DATA |
+ + + + +

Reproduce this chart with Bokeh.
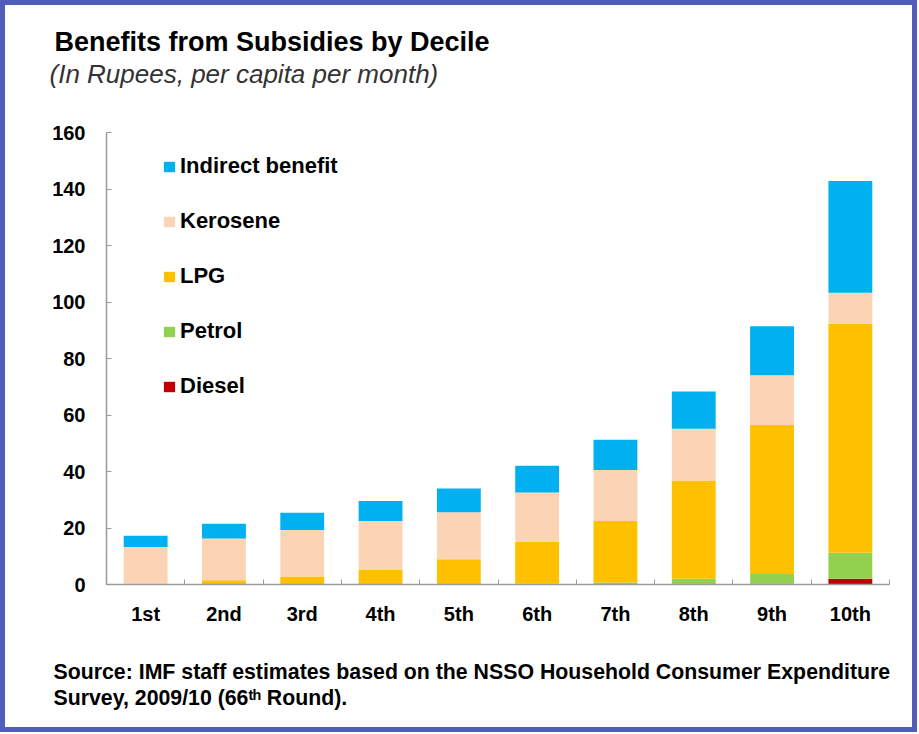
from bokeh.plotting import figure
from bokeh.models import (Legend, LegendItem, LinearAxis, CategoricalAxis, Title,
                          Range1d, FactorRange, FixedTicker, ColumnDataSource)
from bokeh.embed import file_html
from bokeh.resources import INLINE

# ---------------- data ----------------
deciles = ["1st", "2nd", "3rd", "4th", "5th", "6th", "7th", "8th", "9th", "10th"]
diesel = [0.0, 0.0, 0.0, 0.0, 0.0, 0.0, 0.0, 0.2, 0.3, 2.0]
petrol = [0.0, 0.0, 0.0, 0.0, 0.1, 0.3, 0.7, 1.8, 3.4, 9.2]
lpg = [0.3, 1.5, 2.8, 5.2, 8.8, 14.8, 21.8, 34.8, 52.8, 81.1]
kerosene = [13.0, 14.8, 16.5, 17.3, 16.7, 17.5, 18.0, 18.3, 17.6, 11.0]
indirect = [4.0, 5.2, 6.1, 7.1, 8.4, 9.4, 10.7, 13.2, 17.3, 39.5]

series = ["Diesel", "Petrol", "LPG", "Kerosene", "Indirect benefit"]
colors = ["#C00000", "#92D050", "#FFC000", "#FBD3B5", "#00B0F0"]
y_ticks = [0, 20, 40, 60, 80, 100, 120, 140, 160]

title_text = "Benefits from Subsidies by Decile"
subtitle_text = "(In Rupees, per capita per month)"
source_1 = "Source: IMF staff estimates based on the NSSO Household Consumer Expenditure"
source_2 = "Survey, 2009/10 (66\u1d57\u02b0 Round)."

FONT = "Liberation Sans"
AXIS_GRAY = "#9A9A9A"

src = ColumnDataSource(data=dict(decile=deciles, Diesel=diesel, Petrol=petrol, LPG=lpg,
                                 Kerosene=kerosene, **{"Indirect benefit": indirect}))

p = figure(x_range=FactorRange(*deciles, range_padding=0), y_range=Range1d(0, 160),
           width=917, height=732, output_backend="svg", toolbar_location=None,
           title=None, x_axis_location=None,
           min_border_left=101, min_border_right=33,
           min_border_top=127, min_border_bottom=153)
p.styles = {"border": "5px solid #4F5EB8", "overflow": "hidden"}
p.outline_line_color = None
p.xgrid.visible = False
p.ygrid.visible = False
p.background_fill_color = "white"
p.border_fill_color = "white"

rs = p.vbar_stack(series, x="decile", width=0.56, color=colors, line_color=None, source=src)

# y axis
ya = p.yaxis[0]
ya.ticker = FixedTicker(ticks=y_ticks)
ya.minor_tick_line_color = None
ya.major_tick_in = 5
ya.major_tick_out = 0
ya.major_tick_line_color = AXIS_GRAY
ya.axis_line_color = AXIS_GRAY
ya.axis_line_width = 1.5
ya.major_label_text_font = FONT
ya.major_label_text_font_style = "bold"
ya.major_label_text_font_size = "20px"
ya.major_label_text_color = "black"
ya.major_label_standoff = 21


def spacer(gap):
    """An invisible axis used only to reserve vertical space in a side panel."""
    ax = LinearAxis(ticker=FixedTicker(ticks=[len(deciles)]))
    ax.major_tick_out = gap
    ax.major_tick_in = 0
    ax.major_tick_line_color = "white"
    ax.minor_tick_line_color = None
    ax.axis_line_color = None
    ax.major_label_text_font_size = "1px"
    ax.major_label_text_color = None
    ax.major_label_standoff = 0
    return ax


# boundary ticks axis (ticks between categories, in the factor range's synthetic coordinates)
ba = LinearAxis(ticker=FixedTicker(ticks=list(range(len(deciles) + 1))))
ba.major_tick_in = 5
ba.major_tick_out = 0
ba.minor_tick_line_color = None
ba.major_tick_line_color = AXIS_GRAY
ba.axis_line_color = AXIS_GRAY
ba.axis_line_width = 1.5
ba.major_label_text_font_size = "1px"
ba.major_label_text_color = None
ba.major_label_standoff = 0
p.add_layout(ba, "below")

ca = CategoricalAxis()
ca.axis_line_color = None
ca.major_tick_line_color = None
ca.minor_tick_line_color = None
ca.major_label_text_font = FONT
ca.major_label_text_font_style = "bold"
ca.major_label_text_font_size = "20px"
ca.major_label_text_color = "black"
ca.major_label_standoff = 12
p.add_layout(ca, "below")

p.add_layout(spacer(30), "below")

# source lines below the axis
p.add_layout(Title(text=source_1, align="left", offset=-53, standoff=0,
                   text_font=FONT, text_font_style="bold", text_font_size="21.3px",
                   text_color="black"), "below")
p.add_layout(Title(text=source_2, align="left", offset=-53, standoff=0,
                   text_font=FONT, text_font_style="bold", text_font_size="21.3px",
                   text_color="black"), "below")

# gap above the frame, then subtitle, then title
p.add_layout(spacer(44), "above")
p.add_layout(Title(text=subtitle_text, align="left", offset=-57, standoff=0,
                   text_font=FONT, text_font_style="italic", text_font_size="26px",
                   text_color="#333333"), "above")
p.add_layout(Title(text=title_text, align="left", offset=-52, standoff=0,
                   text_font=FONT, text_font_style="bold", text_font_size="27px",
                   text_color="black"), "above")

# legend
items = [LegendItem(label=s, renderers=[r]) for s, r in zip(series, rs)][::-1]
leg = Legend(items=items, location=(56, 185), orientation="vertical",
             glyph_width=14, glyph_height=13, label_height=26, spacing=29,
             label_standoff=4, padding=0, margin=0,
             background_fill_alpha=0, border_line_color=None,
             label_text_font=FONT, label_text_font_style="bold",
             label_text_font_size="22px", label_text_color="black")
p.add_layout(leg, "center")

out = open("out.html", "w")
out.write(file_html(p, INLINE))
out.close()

+ + + + +

Repeat only the lines between the start of the data and the line with "color=colors, line_color=None, source=src)", including those two lines, and skip the pictures.

Reproduce this chart with Bokeh.
from bokeh.plotting import figure
from bokeh.models import (Legend, LegendItem, LinearAxis, CategoricalAxis, Title,
                          Range1d, FactorRange, FixedTicker, ColumnDataSource)
from bokeh.embed import file_html
from bokeh.resources import INLINE

# ---------------- data ----------------
deciles = ["1st", "2nd", "3rd", "4th", "5th", "6th", "7th", "8th", "9th", "10th"]
diesel = [0.0, 0.0, 0.0, 0.0, 0.0, 0.0, 0.0, 0.2, 0.3, 2.0]
petrol = [0.0, 0.0, 0.0, 0.0, 0.1, 0.3, 0.7, 1.8, 3.4, 9.2]
lpg = [0.3, 1.5, 2.8, 5.2, 8.8, 14.8, 21.8, 34.8, 52.8, 81.1]
kerosene = [13.0, 14.8, 16.5, 17.3, 16.7, 17.5, 18.0, 18.3, 17.6, 11.0]
indirect = [4.0, 5.2, 6.1, 7.1, 8.4, 9.4, 10.7, 13.2, 17.3, 39.5]

series = ["Diesel", "Petrol", "LPG", "Kerosene", "Indirect benefit"]
colors = ["#C00000", "#92D050", "#FFC000", "#FBD3B5", "#00B0F0"]
y_ticks = [0, 20, 40, 60, 80, 100, 120, 140, 160]

title_text = "Benefits from Subsidies by Decile"
subtitle_text = "(In Rupees, per capita per month)"
source_1 = "Source: IMF staff estimates based on the NSSO Household Consumer Expenditure"
source_2 = "Survey, 2009/10 (66\u1d57\u02b0 Round)."

FONT = "Liberation Sans"
AXIS_GRAY = "#9A9A9A"

src = ColumnDataSource(data=dict(decile=deciles, Diesel=diesel, Petrol=petrol, LPG=lpg,
                                 Kerosene=kerosene, **{"Indirect benefit": indirect}))

p = figure(x_range=FactorRange(*deciles, range_padding=0), y_range=Range1d(0, 160),
           width=917, height=732, output_backend="svg", toolbar_location=None,
           title=None, x_axis_location=None,
           min_border_left=101, min_border_right=33,
           min_border_top=127, min_border_bottom=153)
p.styles = {"border": "5px solid #4F5EB8", "overflow": "hidden"}
p.outline_line_color = None
p.xgrid.visible = False
p.ygrid.visible = False
p.background_fill_color = "white"
p.border_fill_color = "white"

rs = p.vbar_stack(series, x="decile", width=0.56, color=colors, line_color=None, source=src)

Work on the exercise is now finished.